| Written exercise |
Give every line again exactly as it appears, please, but not the pictures.

| Dataset excerpt |
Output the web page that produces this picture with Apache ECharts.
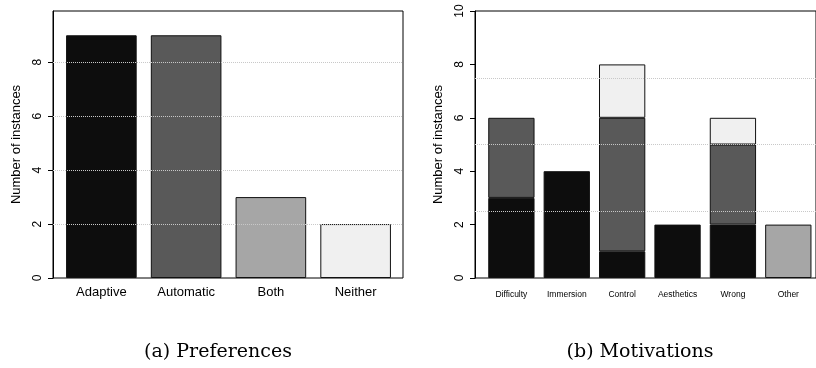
<!DOCTYPE html>
<html>
<head>
<meta charset="utf-8">
<script src="https://cdn.jsdelivr.net/npm/echarts@6/dist/echarts.min.js"></script>
<style>
html,body{margin:0;padding:0;background:#fff;}
#c{width:816px;height:368px;}
</style>
</head>
<body>
<div id="c"></div>
<script>
// Data
const prefCategories = ['Adaptive', 'Automatic', 'Both', 'Neither'];
const prefValues = [9, 9, 3, 2];
const prefColors = ['#0d0d0d', '#595959', '#a6a6a6', '#f0f0f0'];
const prefTicks = [0, 2, 4, 6, 8];
const prefGrid = [2, 4, 6, 8];

const motivCategories = ['Difficulty', 'Immersion', 'Control', 'Aesthetics', 'Wrong', 'Other'];
const motivBlack = [3, 4, 1, 2, 2, 0];
const motivDark = [3, 0, 5, 0, 3, 0];
const motivGray = [0, 0, 0, 0, 0, 2];
const motivLight = [0, 0, 2, 0, 1, 0];
const motivTicks = [0, 2, 4, 6, 8, 10];
const motivGrid = [2.5, 5, 7.5];

const captions = ['(a) Preferences', '(b) Motivations'];

const FONT = 'Liberation Sans';
const chart = echarts.init(document.getElementById('c'), null, {renderer: 'canvas'});

function nz(arr) { return arr.map(v => v === 0 ? null : v); }

const frameGrid = (left, width) => ({
  left: left, top: 11, width: width, height: 267,
  show: true, borderColor: '#000', borderWidth: 1, backgroundColor: 'transparent'
});

const visibleY = (idx, max, ticks) => ({
  gridIndex: idx, type: 'value', min: 0, max: max, interval: 2,
  name: 'Number of instances', nameLocation: 'middle', nameGap: 30,
  nameTextStyle: {fontFamily: FONT, fontSize: 13, color: '#000'},
  axisLine: {show: true, lineStyle: {color: '#000', width: 1}},
  axisTick: {show: true, length: 5, lineStyle: {color: '#000'}, customValues: ticks},
  axisLabel: {show: true, rotate: 90, margin: 9, fontFamily: FONT, fontSize: 12, color: '#000', customValues: ticks},
  splitLine: {show: false}
});

const hiddenY = (idx, max) => ({gridIndex: idx, type: 'value', min: 0, max: max, show: false, splitLine: {show: false}});

const gridLineSeries = (xi, yi, vals) => ({
  type: 'line', xAxisIndex: xi, yAxisIndex: yi, data: [], silent: true,
  markLine: {
    silent: true, symbol: ['none', 'none'], animation: false,
    label: {show: false},
    lineStyle: {type: [1, 1], color: '#c8c8c8', width: 1},
    data: vals.map(v => ({yAxis: v}))
  }
});

const barStyle = {borderColor: '#111', borderWidth: 1};

const option = {
  animation: false,
  backgroundColor: '#fff',
  grid: [
    frameGrid(53, 350),
    {left: 59, top: 11, width: 339, height: 267},
    frameGrid(475, 351),
    {left: 483.7, top: 11, width: 333.8, height: 267}
  ],
  xAxis: [
    {gridIndex: 0, type: 'value', min: 0, max: 1, show: false},
    {gridIndex: 1, type: 'category', data: prefCategories,
     axisLine: {show: false}, axisTick: {show: false},
     axisLabel: {fontFamily: FONT, fontSize: 13, color: '#000', margin: 8}},
    {gridIndex: 2, type: 'value', min: 0, max: 1, show: false},
    {gridIndex: 3, type: 'category', data: motivCategories,
     axisLine: {show: false}, axisTick: {show: false},
     axisLabel: {fontFamily: FONT, fontSize: 8.5, color: '#000', margin: 12, interval: 0}}
  ],
  yAxis: [
    visibleY(0, 9.9, prefTicks),
    hiddenY(1, 9.9),
    visibleY(2, 10, motivTicks),
    hiddenY(3, 10)
  ],
  title: [
    {text: captions[0], left: 213, top: 338, textAlign: 'center',
     textStyle: {fontFamily: 'DejaVu Serif', fontWeight: 'normal', fontSize: 19, color: '#000'}},
    {text: captions[1], left: 635, top: 338, textAlign: 'center',
     textStyle: {fontFamily: 'DejaVu Serif', fontWeight: 'normal', fontSize: 19, color: '#000'}}
  ],
  series: [
    {type: 'bar', xAxisIndex: 1, yAxisIndex: 1, barWidth: '83.3%',
     data: prefValues.map((v, i) => ({value: v, itemStyle: {color: prefColors[i]}})),
     itemStyle: barStyle},
    gridLineSeries(0, 0, prefGrid),
    {type: 'bar', xAxisIndex: 3, yAxisIndex: 3, stack: 'm', barWidth: '83.6%',
     data: nz(motivBlack), itemStyle: Object.assign({color: '#0d0d0d'}, barStyle)},
    {type: 'bar', xAxisIndex: 3, yAxisIndex: 3, stack: 'm', barWidth: '83.6%',
     data: nz(motivDark), itemStyle: Object.assign({color: '#595959'}, barStyle)},
    {type: 'bar', xAxisIndex: 3, yAxisIndex: 3, stack: 'm', barWidth: '83.6%',
     data: nz(motivGray), itemStyle: Object.assign({color: '#a6a6a6'}, barStyle)},
    {type: 'bar', xAxisIndex: 3, yAxisIndex: 3, stack: 'm', barWidth: '83.6%',
     data: nz(motivLight), itemStyle: Object.assign({color: '#f0f0f0'}, barStyle)},
    gridLineSeries(2, 2, motivGrid)
  ]
};
chart.setOption(option);
</script>
</body>
</html>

| Complete output |
Output the web page that produces this picture with Apache ECharts.
<!DOCTYPE html>
<html>
<head>
<meta charset="utf-8">
<script src="https://cdn.jsdelivr.net/npm/echarts@6/dist/echarts.min.js"></script>
<style>
html,body{margin:0;padding:0;background:#fff;}
#c{width:816px;height:368px;}
</style>
</head>
<body>
<div id="c"></div>
<script>
// Data
const prefCategories = ['Adaptive', 'Automatic', 'Both', 'Neither'];
const prefValues = [9, 9, 3, 2];
const prefColors = ['#0d0d0d', '#595959', '#a6a6a6', '#f0f0f0'];
const prefTicks = [0, 2, 4, 6, 8];
const prefGrid = [2, 4, 6, 8];

const motivCategories = ['Difficulty', 'Immersion', 'Control', 'Aesthetics', 'Wrong', 'Other'];
const motivBlack = [3, 4, 1, 2, 2, 0];
const motivDark = [3, 0, 5, 0, 3, 0];
const motivGray = [0, 0, 0, 0, 0, 2];
const motivLight = [0, 0, 2, 0, 1, 0];
const motivTicks = [0, 2, 4, 6, 8, 10];
const motivGrid = [2.5, 5, 7.5];

const captions = ['(a) Preferences', '(b) Motivations'];

const FONT = 'Liberation Sans';
const chart = echarts.init(document.getElementById('c'), null, {renderer: 'canvas'});

function nz(arr) { return arr.map(v => v === 0 ? null : v); }

const frameGrid = (left, width) => ({
  left: left, top: 11, width: width, height: 267,
  show: true, borderColor: '#000', borderWidth: 1, backgroundColor: 'transparent'
});

const visibleY = (idx, max, ticks) => ({
  gridIndex: idx, type: 'value', min: 0, max: max, interval: 2,
  name: 'Number of instances', nameLocation: 'middle', nameGap: 30,
  nameTextStyle: {fontFamily: FONT, fontSize: 13, color: '#000'},
  axisLine: {show: true, lineStyle: {color: '#000', width: 1}},
  axisTick: {show: true, length: 5, lineStyle: {color: '#000'}, customValues: ticks},
  axisLabel: {show: true, rotate: 90, margin: 9, fontFamily: FONT, fontSize: 12, color: '#000', customValues: ticks},
  splitLine: {show: false}
});

const hiddenY = (idx, max) => ({gridIndex: idx, type: 'value', min: 0, max: max, show: false, splitLine: {show: false}});

const gridLineSeries = (xi, yi, vals) => ({
  type: 'line', xAxisIndex: xi, yAxisIndex: yi, data: [], silent: true,
  markLine: {
    silent: true, symbol: ['none', 'none'], animation: false,
    label: {show: false},
    lineStyle: {type: [1, 1], color: '#c8c8c8', width: 1},
    data: vals.map(v => ({yAxis: v}))
  }
});

const barStyle = {borderColor: '#111', borderWidth: 1};

const option = {
  animation: false,
  backgroundColor: '#fff',
  grid: [
    frameGrid(53, 350),
    {left: 59, top: 11, width: 339, height: 267},
    frameGrid(475, 351),
    {left: 483.7, top: 11, width: 333.8, height: 267}
  ],
  xAxis: [
    {gridIndex: 0, type: 'value', min: 0, max: 1, show: false},
    {gridIndex: 1, type: 'category', data: prefCategories,
     axisLine: {show: false}, axisTick: {show: false},
     axisLabel: {fontFamily: FONT, fontSize: 13, color: '#000', margin: 8}},
    {gridIndex: 2, type: 'value', min: 0, max: 1, show: false},
    {gridIndex: 3, type: 'category', data: motivCategories,
     axisLine: {show: false}, axisTick: {show: false},
     axisLabel: {fontFamily: FONT, fontSize: 8.5, color: '#000', margin: 12, interval: 0}}
  ],
  yAxis: [
    visibleY(0, 9.9, prefTicks),
    hiddenY(1, 9.9),
    visibleY(2, 10, motivTicks),
    hiddenY(3, 10)
  ],
  title: [
    {text: captions[0], left: 213, top: 338, textAlign: 'center',
     textStyle: {fontFamily: 'DejaVu Serif', fontWeight: 'normal', fontSize: 19, color: '#000'}},
    {text: captions[1], left: 635, top: 338, textAlign: 'center',
     textStyle: {fontFamily: 'DejaVu Serif', fontWeight: 'normal', fontSize: 19, color: '#000'}}
  ],
  series: [
    {type: 'bar', xAxisIndex: 1, yAxisIndex: 1, barWidth: '83.3%',
     data: prefValues.map((v, i) => ({value: v, itemStyle: {color: prefColors[i]}})),
     itemStyle: barStyle},
    gridLineSeries(0, 0, prefGrid),
    {type: 'bar', xAxisIndex: 3, yAxisIndex: 3, stack: 'm', barWidth: '83.6%',
     data: nz(motivBlack), itemStyle: Object.assign({color: '#0d0d0d'}, barStyle)},
    {type: 'bar', xAxisIndex: 3, yAxisIndex: 3, stack: 'm', barWidth: '83.6%',
     data: nz(motivDark), itemStyle: Object.assign({color: '#595959'}, barStyle)},
    {type: 'bar', xAxisIndex: 3, yAxisIndex: 3, stack: 'm', barWidth: '83.6%',
     data: nz(motivGray), itemStyle: Object.assign({color: '#a6a6a6'}, barStyle)},
    {type: 'bar', xAxisIndex: 3, yAxisIndex: 3, stack: 'm', barWidth: '83.6%',
     data: nz(motivLight), itemStyle: Object.assign({color: '#f0f0f0'}, barStyle)},
    gridLineSeries(2, 2, motivGrid)
  ]
};
chart.setOption(option);
</script>
</body>
</html>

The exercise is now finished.